Para conseguir asilo político, senador boliviano Roger Molina alegou ser perseguido por suas posições políticas e por ter acusado membros do governo de envolvimento com o narcotráfico. O translado de Molina, sem a garantia por parte de La Paz de que o comboio seguiria até a fronteira brasileira livre de intervenções no trajeto, foi considerado de alto risco. A demora do governo da Bolívia em conceder o salvo conduto é justamente o argumento dos defensores da ação, pois, segundo eles, a Convenção Interamericana sobre asilo prevê a assinatura do termo assim que o asilado for aceito por outro país.

No mês passado, Dilma foi solidária ao presidente boliviano Evo Morales no impasse diplomático com França, Itália, Portugal e Espanha. Os europeus haviam proibido a passagem do avião que levava Morales sobre seus territórios. Alegaram a suspeita de que carregava o ex-agente da inteligência norte-americana Edward Snowden, acusado por Washington de espionagem pela revelação do programa de monitoramento de dados a nível global da gestão do presidente Barack Obama. Dilma chegou a dizer que o constrangimento “atingia toda a América Latina e comprometia o diálogo e possíveis negociações entre os continentes”.

Agora é o Brasil quem corre para estabilizar as relações diplomáticas entre os países.
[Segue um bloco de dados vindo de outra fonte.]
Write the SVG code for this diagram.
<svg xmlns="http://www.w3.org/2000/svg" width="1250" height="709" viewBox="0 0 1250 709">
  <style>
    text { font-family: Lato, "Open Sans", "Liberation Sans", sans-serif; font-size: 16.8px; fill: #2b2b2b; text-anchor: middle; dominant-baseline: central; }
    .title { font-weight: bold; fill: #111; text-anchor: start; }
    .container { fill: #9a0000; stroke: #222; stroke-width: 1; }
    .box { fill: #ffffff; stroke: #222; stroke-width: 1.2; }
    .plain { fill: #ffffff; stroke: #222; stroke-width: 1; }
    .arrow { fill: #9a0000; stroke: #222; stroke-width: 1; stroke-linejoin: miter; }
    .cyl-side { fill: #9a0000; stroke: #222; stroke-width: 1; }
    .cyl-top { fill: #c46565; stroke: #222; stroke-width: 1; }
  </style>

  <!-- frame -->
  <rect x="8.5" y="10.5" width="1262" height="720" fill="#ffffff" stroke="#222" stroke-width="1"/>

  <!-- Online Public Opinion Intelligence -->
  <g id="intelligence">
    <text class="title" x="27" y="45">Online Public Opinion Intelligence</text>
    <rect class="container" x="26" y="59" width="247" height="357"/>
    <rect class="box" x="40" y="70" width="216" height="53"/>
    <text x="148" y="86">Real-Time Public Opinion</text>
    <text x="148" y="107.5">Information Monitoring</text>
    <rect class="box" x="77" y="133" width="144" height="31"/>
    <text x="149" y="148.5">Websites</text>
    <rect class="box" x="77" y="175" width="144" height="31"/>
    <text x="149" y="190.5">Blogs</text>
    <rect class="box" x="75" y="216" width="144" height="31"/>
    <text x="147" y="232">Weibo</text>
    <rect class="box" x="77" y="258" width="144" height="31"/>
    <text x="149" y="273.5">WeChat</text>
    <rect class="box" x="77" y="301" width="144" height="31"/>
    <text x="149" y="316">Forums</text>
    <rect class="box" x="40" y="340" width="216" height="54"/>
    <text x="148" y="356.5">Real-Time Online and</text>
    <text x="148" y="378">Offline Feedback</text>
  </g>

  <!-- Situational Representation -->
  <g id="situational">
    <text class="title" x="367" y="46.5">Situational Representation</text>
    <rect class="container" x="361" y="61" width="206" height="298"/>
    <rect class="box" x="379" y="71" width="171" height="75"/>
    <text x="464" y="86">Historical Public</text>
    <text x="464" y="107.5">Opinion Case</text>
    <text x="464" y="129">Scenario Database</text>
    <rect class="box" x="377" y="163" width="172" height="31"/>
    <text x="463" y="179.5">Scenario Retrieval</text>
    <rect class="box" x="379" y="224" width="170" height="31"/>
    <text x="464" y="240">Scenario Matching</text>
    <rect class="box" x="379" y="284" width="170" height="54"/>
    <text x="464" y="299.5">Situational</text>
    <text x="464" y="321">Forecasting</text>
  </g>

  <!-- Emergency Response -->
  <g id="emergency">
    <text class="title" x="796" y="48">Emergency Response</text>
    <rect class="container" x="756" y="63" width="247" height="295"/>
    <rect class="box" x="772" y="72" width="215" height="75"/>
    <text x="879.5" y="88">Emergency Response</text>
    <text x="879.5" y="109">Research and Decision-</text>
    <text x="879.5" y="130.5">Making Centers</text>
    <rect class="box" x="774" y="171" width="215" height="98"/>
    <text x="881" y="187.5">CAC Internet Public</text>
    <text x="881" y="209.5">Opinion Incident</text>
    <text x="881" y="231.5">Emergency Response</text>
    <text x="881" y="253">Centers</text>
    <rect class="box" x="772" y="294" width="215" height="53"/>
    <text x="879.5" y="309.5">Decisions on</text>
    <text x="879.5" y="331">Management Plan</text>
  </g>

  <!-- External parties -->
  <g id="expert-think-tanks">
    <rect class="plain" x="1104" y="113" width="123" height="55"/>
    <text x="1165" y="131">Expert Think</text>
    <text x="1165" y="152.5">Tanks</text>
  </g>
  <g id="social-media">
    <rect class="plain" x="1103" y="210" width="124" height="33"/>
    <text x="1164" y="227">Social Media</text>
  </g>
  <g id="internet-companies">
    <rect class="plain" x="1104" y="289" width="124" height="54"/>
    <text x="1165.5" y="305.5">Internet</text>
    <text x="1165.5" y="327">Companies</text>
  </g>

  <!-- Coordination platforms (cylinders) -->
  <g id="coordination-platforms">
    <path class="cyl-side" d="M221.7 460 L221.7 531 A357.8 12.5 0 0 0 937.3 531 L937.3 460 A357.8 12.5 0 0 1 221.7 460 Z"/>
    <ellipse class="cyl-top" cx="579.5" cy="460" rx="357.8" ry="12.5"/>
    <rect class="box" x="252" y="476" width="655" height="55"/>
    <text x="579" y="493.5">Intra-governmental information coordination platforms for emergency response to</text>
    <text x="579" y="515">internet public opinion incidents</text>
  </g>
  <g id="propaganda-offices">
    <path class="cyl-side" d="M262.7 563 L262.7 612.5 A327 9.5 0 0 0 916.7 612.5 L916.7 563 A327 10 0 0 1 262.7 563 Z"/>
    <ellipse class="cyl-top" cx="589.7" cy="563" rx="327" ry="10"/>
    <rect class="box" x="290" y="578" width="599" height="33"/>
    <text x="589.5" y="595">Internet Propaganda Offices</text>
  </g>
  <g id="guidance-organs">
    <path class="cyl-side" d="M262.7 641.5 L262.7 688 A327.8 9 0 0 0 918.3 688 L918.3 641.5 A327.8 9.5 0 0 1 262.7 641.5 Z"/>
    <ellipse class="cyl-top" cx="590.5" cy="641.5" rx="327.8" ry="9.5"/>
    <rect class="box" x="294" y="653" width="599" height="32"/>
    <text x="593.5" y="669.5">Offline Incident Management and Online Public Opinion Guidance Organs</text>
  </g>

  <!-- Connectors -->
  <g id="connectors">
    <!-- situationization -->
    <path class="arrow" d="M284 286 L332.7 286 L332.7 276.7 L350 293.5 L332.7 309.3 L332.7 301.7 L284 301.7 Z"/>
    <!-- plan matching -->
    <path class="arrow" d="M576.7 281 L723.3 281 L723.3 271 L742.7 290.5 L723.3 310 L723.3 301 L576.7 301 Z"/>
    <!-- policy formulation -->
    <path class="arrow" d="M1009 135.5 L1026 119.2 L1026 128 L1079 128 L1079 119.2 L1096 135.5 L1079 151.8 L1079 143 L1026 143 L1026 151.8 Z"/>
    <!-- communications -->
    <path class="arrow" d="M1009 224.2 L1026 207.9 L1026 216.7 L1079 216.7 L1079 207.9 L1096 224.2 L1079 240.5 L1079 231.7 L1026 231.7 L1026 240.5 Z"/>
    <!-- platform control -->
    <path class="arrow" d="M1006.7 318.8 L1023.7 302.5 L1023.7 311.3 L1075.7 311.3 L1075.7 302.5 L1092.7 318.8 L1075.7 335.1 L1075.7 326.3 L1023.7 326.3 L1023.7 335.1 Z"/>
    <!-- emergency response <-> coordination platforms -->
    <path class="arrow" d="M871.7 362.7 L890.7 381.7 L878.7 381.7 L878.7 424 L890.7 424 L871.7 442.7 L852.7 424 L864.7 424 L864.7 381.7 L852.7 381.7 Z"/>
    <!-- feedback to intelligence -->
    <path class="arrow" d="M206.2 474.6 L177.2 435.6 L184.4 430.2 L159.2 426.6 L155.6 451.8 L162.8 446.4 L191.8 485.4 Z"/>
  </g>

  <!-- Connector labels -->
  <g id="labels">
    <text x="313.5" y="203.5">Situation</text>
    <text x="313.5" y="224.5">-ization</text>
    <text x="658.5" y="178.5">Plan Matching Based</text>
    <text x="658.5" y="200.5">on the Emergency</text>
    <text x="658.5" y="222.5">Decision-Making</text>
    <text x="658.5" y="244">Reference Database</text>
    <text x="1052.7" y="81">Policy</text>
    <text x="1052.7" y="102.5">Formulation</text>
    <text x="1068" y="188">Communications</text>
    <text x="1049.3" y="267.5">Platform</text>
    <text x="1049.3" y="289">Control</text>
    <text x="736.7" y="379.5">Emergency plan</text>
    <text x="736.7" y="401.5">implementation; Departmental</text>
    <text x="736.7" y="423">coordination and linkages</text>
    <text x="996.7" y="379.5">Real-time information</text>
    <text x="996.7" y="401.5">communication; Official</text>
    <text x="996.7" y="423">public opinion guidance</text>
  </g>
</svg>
O primeiro incêndio que Luiz Alberto Figueiredo terá de apagar, já a partir de hoje, quando deve assumir a nova função. “Um chanceler ecológico, que chega para lidar com um incidente político, envolvendo um aliado no qual o Brasil tem interesses econômicos”, resumem analistas. Sua primeira oportunidade será no Suriname, onde deve acompanhar a presidente Dilma, em 6 de setembro, na Cúpula da União Sul-Americana de Nações (Unasul), que também contará Morales.

Outra pauta importante da agenda externa brasileira sobre a qual Figueiredo deverá se posicionar é a espionagem do Brasil pelos Estados Unidos. O impasse será tratado no encintro entre Dilma e Obama programado para outubro.